Given records
▶
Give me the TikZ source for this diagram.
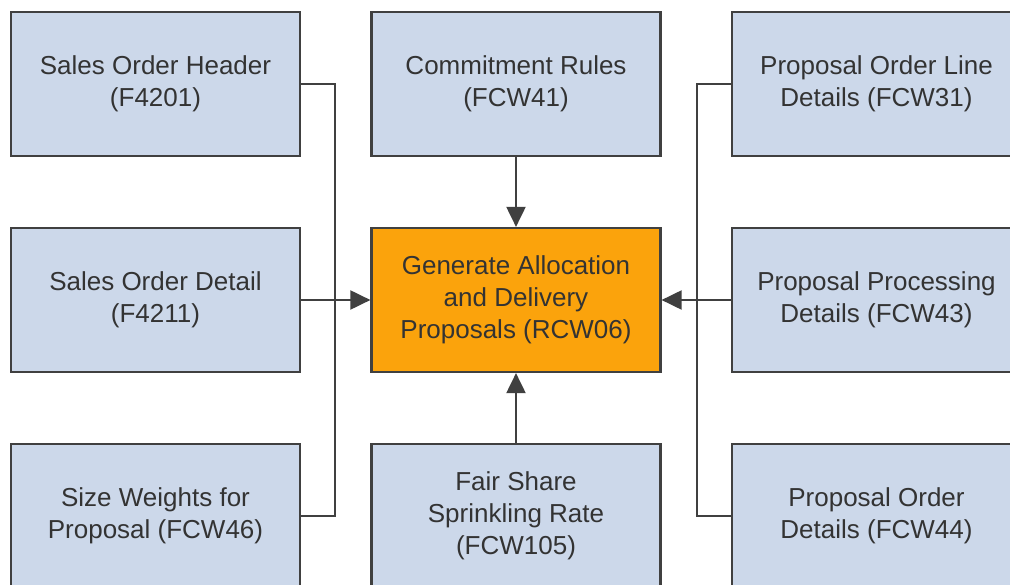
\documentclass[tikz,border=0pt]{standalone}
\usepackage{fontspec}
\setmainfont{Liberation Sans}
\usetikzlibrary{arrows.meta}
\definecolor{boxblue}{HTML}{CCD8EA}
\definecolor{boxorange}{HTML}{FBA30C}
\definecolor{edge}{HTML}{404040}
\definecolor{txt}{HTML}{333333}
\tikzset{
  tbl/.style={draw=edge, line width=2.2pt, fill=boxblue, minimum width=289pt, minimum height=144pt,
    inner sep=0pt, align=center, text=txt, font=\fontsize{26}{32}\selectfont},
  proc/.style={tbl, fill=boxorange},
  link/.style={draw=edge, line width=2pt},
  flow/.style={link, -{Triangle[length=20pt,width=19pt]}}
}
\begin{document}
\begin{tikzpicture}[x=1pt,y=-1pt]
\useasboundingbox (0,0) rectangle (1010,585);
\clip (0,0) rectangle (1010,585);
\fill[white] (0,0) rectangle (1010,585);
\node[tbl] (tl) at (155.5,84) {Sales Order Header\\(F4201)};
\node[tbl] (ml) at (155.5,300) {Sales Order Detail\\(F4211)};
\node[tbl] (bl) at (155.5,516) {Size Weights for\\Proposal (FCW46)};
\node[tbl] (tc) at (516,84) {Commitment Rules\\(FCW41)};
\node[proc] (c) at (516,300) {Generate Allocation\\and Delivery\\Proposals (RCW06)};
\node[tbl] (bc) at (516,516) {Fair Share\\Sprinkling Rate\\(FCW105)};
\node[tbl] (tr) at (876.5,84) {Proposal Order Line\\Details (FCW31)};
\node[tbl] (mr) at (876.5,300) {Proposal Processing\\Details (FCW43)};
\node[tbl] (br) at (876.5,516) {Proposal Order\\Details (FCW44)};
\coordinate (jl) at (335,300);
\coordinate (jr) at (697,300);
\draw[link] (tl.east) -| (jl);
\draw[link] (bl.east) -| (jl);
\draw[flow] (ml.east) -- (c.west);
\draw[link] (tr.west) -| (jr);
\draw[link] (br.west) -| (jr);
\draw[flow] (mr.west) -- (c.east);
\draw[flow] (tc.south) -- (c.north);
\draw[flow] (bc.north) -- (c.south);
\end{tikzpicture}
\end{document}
◀
▶
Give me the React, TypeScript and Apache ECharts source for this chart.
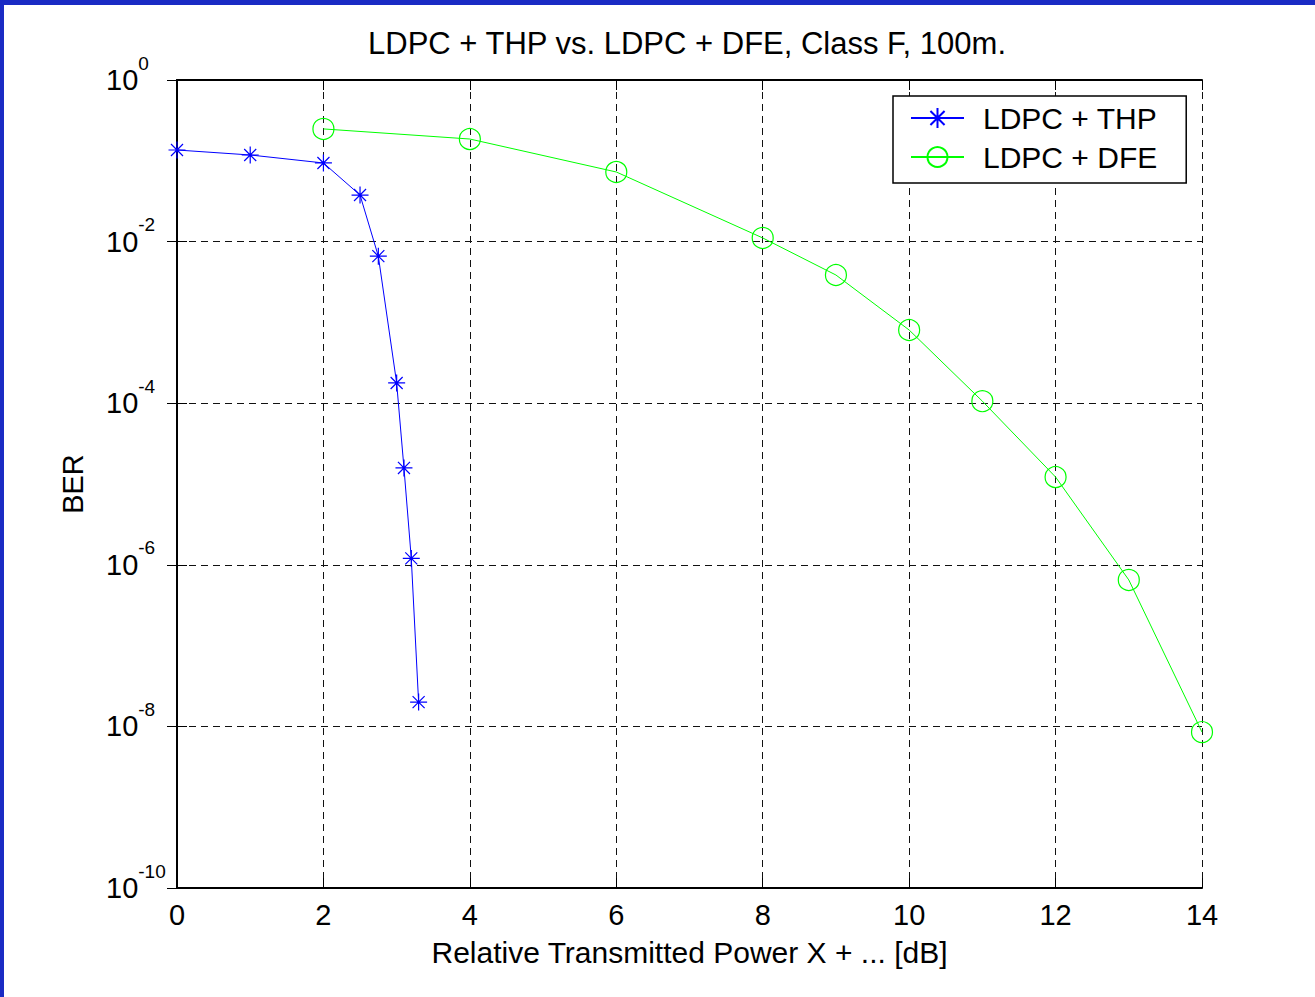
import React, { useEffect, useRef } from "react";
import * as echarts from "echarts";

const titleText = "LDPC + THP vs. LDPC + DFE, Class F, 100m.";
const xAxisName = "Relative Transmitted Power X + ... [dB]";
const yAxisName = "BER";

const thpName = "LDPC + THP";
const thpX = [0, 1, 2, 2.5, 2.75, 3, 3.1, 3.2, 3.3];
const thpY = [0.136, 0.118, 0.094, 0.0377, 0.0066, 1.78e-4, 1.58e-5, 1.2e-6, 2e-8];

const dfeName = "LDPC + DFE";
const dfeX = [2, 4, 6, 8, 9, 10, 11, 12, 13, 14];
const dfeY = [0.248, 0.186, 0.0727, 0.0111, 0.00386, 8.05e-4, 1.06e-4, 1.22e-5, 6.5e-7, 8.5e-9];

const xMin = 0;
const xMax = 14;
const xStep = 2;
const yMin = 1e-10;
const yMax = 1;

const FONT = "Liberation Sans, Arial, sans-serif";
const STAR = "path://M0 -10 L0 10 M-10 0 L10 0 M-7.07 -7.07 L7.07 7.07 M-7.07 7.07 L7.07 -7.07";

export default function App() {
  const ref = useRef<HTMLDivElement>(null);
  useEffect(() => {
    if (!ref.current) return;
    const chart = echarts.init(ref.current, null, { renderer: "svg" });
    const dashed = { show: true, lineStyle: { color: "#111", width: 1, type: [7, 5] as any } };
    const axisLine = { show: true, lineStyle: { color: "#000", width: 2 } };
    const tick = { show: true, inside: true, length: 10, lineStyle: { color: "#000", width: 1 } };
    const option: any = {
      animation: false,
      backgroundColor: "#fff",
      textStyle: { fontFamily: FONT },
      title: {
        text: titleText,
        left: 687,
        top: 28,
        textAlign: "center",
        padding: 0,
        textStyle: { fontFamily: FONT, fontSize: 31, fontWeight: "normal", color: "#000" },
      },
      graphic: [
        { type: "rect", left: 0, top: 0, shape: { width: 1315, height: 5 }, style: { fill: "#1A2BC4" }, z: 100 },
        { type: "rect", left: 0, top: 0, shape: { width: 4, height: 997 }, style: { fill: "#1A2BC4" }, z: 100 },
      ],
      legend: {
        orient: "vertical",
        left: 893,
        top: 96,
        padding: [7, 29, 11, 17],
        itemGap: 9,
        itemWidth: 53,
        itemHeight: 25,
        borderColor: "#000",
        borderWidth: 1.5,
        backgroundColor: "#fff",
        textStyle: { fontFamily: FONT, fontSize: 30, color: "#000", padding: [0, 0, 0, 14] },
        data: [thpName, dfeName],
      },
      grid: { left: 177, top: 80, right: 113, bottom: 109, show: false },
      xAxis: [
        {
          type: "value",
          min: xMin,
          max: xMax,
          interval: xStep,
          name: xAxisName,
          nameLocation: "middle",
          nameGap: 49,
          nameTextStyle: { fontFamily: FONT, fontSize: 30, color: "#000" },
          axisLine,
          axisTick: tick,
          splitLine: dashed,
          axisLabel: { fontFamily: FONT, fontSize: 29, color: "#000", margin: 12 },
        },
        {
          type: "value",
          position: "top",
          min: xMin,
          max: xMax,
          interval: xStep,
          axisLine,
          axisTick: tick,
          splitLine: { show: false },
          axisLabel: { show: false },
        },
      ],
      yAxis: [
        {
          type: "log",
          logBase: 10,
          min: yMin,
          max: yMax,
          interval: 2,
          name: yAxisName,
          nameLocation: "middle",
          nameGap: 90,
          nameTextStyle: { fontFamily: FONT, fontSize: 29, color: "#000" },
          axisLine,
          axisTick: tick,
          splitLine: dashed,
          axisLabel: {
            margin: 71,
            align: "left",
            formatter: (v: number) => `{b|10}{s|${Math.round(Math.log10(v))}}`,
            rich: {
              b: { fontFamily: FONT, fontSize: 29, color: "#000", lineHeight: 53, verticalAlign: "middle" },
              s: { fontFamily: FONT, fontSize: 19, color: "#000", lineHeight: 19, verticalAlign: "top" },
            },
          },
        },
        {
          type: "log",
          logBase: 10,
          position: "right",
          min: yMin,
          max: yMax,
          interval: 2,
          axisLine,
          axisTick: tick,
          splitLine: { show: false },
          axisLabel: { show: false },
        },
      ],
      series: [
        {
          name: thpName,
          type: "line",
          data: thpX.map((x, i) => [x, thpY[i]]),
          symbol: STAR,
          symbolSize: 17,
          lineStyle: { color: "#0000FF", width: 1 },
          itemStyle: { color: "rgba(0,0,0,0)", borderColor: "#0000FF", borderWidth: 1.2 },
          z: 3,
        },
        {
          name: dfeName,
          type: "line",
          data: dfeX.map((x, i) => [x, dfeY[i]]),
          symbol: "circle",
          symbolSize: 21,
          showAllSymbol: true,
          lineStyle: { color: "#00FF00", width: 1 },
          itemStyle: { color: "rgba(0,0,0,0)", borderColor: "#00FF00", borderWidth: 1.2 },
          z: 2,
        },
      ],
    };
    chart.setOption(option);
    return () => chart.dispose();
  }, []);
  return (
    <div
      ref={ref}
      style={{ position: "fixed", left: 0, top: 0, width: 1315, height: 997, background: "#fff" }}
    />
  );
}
◀
▶
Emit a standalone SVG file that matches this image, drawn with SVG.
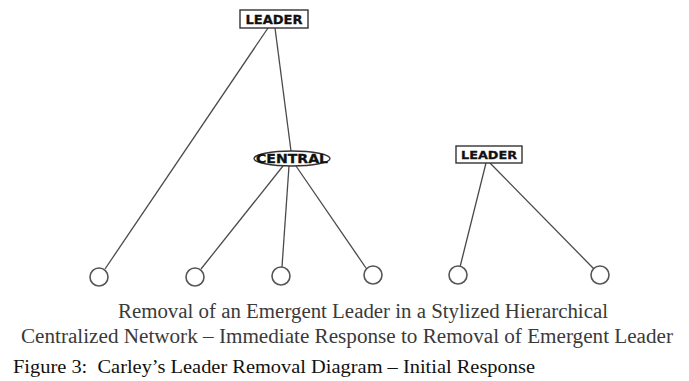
◀
Directions
Taking the entries above, extract every line from the one bearing "Give me the React, TypeScript" through the one bearing "L10 0 M-7.07", exactly, with no pictures.

Exercise output
Give me the React, TypeScript and Apache ECharts source for this chart.
import React, { useEffect, useRef } from "react";
import * as echarts from "echarts";

const titleText = "LDPC + THP vs. LDPC + DFE, Class F, 100m.";
const xAxisName = "Relative Transmitted Power X + ... [dB]";
const yAxisName = "BER";

const thpName = "LDPC + THP";
const thpX = [0, 1, 2, 2.5, 2.75, 3, 3.1, 3.2, 3.3];
const thpY = [0.136, 0.118, 0.094, 0.0377, 0.0066, 1.78e-4, 1.58e-5, 1.2e-6, 2e-8];

const dfeName = "LDPC + DFE";
const dfeX = [2, 4, 6, 8, 9, 10, 11, 12, 13, 14];
const dfeY = [0.248, 0.186, 0.0727, 0.0111, 0.00386, 8.05e-4, 1.06e-4, 1.22e-5, 6.5e-7, 8.5e-9];

const xMin = 0;
const xMax = 14;
const xStep = 2;
const yMin = 1e-10;
const yMax = 1;

const FONT = "Liberation Sans, Arial, sans-serif";
const STAR = "path://M0 -10 L0 10 M-10 0 L10 0 M-7.07 -7.07 L7.07 7.07 M-7.07 7.07 L7.07 -7.07";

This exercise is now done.